▶ **TASK PROMPT**:
Transcribe each line of the material as it is, and drop any picture.

▶ **DATASET EXTRACT**:
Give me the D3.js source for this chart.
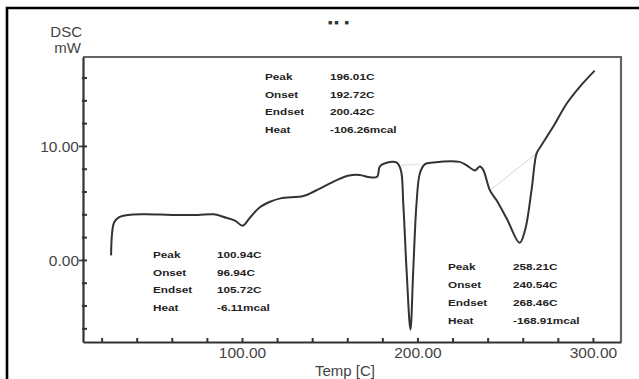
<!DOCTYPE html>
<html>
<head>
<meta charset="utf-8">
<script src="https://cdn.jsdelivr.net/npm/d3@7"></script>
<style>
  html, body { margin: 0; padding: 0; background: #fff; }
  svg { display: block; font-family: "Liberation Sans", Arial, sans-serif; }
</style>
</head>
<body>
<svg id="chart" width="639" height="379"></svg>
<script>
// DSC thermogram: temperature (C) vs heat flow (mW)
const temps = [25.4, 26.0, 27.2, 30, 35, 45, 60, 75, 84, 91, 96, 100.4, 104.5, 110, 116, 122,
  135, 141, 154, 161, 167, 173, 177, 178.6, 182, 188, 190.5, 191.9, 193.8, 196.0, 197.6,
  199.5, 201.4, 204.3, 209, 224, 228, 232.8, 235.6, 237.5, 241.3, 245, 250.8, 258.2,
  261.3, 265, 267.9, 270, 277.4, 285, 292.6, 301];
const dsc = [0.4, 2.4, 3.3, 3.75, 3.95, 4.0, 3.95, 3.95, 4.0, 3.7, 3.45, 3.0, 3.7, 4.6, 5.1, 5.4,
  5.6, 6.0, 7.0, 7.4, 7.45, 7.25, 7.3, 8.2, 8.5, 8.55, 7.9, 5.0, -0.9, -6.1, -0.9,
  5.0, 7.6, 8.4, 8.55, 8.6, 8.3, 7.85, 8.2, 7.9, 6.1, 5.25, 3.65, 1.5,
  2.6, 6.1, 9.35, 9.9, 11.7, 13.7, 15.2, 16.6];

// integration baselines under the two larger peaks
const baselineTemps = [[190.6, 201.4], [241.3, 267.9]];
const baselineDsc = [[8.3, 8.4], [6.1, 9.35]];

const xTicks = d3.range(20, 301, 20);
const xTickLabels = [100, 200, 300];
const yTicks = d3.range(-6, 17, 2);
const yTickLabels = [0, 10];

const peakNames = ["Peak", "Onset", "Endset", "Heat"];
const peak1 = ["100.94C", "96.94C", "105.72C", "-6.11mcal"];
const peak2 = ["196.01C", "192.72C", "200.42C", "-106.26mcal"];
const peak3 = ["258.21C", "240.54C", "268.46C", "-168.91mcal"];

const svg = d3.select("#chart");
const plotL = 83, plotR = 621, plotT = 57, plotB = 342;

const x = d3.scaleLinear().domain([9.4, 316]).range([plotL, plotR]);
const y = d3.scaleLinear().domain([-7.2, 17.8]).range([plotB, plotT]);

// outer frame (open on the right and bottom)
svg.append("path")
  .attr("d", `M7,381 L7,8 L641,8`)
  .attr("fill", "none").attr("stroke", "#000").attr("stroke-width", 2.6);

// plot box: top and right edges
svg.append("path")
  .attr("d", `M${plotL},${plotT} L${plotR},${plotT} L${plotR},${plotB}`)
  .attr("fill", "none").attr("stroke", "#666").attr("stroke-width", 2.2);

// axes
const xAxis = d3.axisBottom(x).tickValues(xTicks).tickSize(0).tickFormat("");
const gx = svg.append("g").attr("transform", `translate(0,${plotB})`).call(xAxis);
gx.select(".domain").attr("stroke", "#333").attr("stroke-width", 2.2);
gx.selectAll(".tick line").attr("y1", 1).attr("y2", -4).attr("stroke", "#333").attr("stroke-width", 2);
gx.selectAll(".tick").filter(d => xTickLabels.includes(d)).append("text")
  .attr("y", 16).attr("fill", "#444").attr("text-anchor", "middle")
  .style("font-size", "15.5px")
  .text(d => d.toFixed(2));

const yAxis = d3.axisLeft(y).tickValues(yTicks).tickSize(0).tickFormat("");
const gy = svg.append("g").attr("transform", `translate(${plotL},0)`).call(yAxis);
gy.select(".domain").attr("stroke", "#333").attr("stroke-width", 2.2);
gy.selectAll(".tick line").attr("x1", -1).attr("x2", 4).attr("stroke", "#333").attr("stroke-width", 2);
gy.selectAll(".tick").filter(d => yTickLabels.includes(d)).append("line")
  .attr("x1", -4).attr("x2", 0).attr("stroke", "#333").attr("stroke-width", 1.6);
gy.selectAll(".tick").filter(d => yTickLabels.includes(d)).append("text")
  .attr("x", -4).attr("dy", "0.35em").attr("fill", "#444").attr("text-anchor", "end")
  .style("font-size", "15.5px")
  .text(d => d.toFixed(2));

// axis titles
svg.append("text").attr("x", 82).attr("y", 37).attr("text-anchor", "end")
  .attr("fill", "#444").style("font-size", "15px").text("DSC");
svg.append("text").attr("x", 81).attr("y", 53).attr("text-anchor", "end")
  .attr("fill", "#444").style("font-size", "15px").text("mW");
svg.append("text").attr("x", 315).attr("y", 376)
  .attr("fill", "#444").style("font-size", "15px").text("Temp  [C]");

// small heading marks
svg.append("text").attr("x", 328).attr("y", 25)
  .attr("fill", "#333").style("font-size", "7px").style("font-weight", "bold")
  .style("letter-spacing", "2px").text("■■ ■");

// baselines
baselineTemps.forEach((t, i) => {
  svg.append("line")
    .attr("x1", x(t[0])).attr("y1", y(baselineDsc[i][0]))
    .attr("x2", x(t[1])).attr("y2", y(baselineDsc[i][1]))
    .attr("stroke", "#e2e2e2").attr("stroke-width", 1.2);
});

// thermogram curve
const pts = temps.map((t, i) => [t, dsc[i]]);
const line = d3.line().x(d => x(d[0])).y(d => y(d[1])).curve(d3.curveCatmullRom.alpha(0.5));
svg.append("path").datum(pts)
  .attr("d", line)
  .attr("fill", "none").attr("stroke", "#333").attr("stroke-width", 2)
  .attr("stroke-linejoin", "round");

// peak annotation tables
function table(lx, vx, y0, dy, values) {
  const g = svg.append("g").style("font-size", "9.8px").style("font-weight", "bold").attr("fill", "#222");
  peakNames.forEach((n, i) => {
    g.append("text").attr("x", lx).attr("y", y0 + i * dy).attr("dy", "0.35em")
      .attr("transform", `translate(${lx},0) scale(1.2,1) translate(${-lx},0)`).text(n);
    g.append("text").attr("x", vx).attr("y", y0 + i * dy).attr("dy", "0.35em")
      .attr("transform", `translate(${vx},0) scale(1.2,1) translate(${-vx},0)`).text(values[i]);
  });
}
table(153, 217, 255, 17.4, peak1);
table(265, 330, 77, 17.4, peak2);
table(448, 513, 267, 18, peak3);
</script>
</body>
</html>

▶ **SOLUTION BELOW**:
Give me the D3.js source for this chart.
<!DOCTYPE html>
<html>
<head>
<meta charset="utf-8">
<script src="https://cdn.jsdelivr.net/npm/d3@7"></script>
<style>
  html, body { margin: 0; padding: 0; background: #fff; }
  svg { display: block; font-family: "Liberation Sans", Arial, sans-serif; }
</style>
</head>
<body>
<svg id="chart" width="639" height="379"></svg>
<script>
// DSC thermogram: temperature (C) vs heat flow (mW)
const temps = [25.4, 26.0, 27.2, 30, 35, 45, 60, 75, 84, 91, 96, 100.4, 104.5, 110, 116, 122,
  135, 141, 154, 161, 167, 173, 177, 178.6, 182, 188, 190.5, 191.9, 193.8, 196.0, 197.6,
  199.5, 201.4, 204.3, 209, 224, 228, 232.8, 235.6, 237.5, 241.3, 245, 250.8, 258.2,
  261.3, 265, 267.9, 270, 277.4, 285, 292.6, 301];
const dsc = [0.4, 2.4, 3.3, 3.75, 3.95, 4.0, 3.95, 3.95, 4.0, 3.7, 3.45, 3.0, 3.7, 4.6, 5.1, 5.4,
  5.6, 6.0, 7.0, 7.4, 7.45, 7.25, 7.3, 8.2, 8.5, 8.55, 7.9, 5.0, -0.9, -6.1, -0.9,
  5.0, 7.6, 8.4, 8.55, 8.6, 8.3, 7.85, 8.2, 7.9, 6.1, 5.25, 3.65, 1.5,
  2.6, 6.1, 9.35, 9.9, 11.7, 13.7, 15.2, 16.6];

// integration baselines under the two larger peaks
const baselineTemps = [[190.6, 201.4], [241.3, 267.9]];
const baselineDsc = [[8.3, 8.4], [6.1, 9.35]];

const xTicks = d3.range(20, 301, 20);
const xTickLabels = [100, 200, 300];
const yTicks = d3.range(-6, 17, 2);
const yTickLabels = [0, 10];

const peakNames = ["Peak", "Onset", "Endset", "Heat"];
const peak1 = ["100.94C", "96.94C", "105.72C", "-6.11mcal"];
const peak2 = ["196.01C", "192.72C", "200.42C", "-106.26mcal"];
const peak3 = ["258.21C", "240.54C", "268.46C", "-168.91mcal"];

const svg = d3.select("#chart");
const plotL = 83, plotR = 621, plotT = 57, plotB = 342;

const x = d3.scaleLinear().domain([9.4, 316]).range([plotL, plotR]);
const y = d3.scaleLinear().domain([-7.2, 17.8]).range([plotB, plotT]);

// outer frame (open on the right and bottom)
svg.append("path")
  .attr("d", `M7,381 L7,8 L641,8`)
  .attr("fill", "none").attr("stroke", "#000").attr("stroke-width", 2.6);

// plot box: top and right edges
svg.append("path")
  .attr("d", `M${plotL},${plotT} L${plotR},${plotT} L${plotR},${plotB}`)
  .attr("fill", "none").attr("stroke", "#666").attr("stroke-width", 2.2);

// axes
const xAxis = d3.axisBottom(x).tickValues(xTicks).tickSize(0).tickFormat("");
const gx = svg.append("g").attr("transform", `translate(0,${plotB})`).call(xAxis);
gx.select(".domain").attr("stroke", "#333").attr("stroke-width", 2.2);
gx.selectAll(".tick line").attr("y1", 1).attr("y2", -4).attr("stroke", "#333").attr("stroke-width", 2);
gx.selectAll(".tick").filter(d => xTickLabels.includes(d)).append("text")
  .attr("y", 16).attr("fill", "#444").attr("text-anchor", "middle")
  .style("font-size", "15.5px")
  .text(d => d.toFixed(2));

const yAxis = d3.axisLeft(y).tickValues(yTicks).tickSize(0).tickFormat("");
const gy = svg.append("g").attr("transform", `translate(${plotL},0)`).call(yAxis);
gy.select(".domain").attr("stroke", "#333").attr("stroke-width", 2.2);
gy.selectAll(".tick line").attr("x1", -1).attr("x2", 4).attr("stroke", "#333").attr("stroke-width", 2);
gy.selectAll(".tick").filter(d => yTickLabels.includes(d)).append("line")
  .attr("x1", -4).attr("x2", 0).attr("stroke", "#333").attr("stroke-width", 1.6);
gy.selectAll(".tick").filter(d => yTickLabels.includes(d)).append("text")
  .attr("x", -4).attr("dy", "0.35em").attr("fill", "#444").attr("text-anchor", "end")
  .style("font-size", "15.5px")
  .text(d => d.toFixed(2));

// axis titles
svg.append("text").attr("x", 82).attr("y", 37).attr("text-anchor", "end")
  .attr("fill", "#444").style("font-size", "15px").text("DSC");
svg.append("text").attr("x", 81).attr("y", 53).attr("text-anchor", "end")
  .attr("fill", "#444").style("font-size", "15px").text("mW");
svg.append("text").attr("x", 315).attr("y", 376)
  .attr("fill", "#444").style("font-size", "15px").text("Temp  [C]");

// small heading marks
svg.append("text").attr("x", 328).attr("y", 25)
  .attr("fill", "#333").style("font-size", "7px").style("font-weight", "bold")
  .style("letter-spacing", "2px").text("■■ ■");

// baselines
baselineTemps.forEach((t, i) => {
  svg.append("line")
    .attr("x1", x(t[0])).attr("y1", y(baselineDsc[i][0]))
    .attr("x2", x(t[1])).attr("y2", y(baselineDsc[i][1]))
    .attr("stroke", "#e2e2e2").attr("stroke-width", 1.2);
});

// thermogram curve
const pts = temps.map((t, i) => [t, dsc[i]]);
const line = d3.line().x(d => x(d[0])).y(d => y(d[1])).curve(d3.curveCatmullRom.alpha(0.5));
svg.append("path").datum(pts)
  .attr("d", line)
  .attr("fill", "none").attr("stroke", "#333").attr("stroke-width", 2)
  .attr("stroke-linejoin", "round");

// peak annotation tables
function table(lx, vx, y0, dy, values) {
  const g = svg.append("g").style("font-size", "9.8px").style("font-weight", "bold").attr("fill", "#222");
  peakNames.forEach((n, i) => {
    g.append("text").attr("x", lx).attr("y", y0 + i * dy).attr("dy", "0.35em")
      .attr("transform", `translate(${lx},0) scale(1.2,1) translate(${-lx},0)`).text(n);
    g.append("text").attr("x", vx).attr("y", y0 + i * dy).attr("dy", "0.35em")
      .attr("transform", `translate(${vx},0) scale(1.2,1) translate(${-vx},0)`).text(values[i]);
  });
}
table(153, 217, 255, 17.4, peak1);
table(265, 330, 77, 17.4, peak2);
table(448, 513, 267, 18, peak3);
</script>
</body>
</html>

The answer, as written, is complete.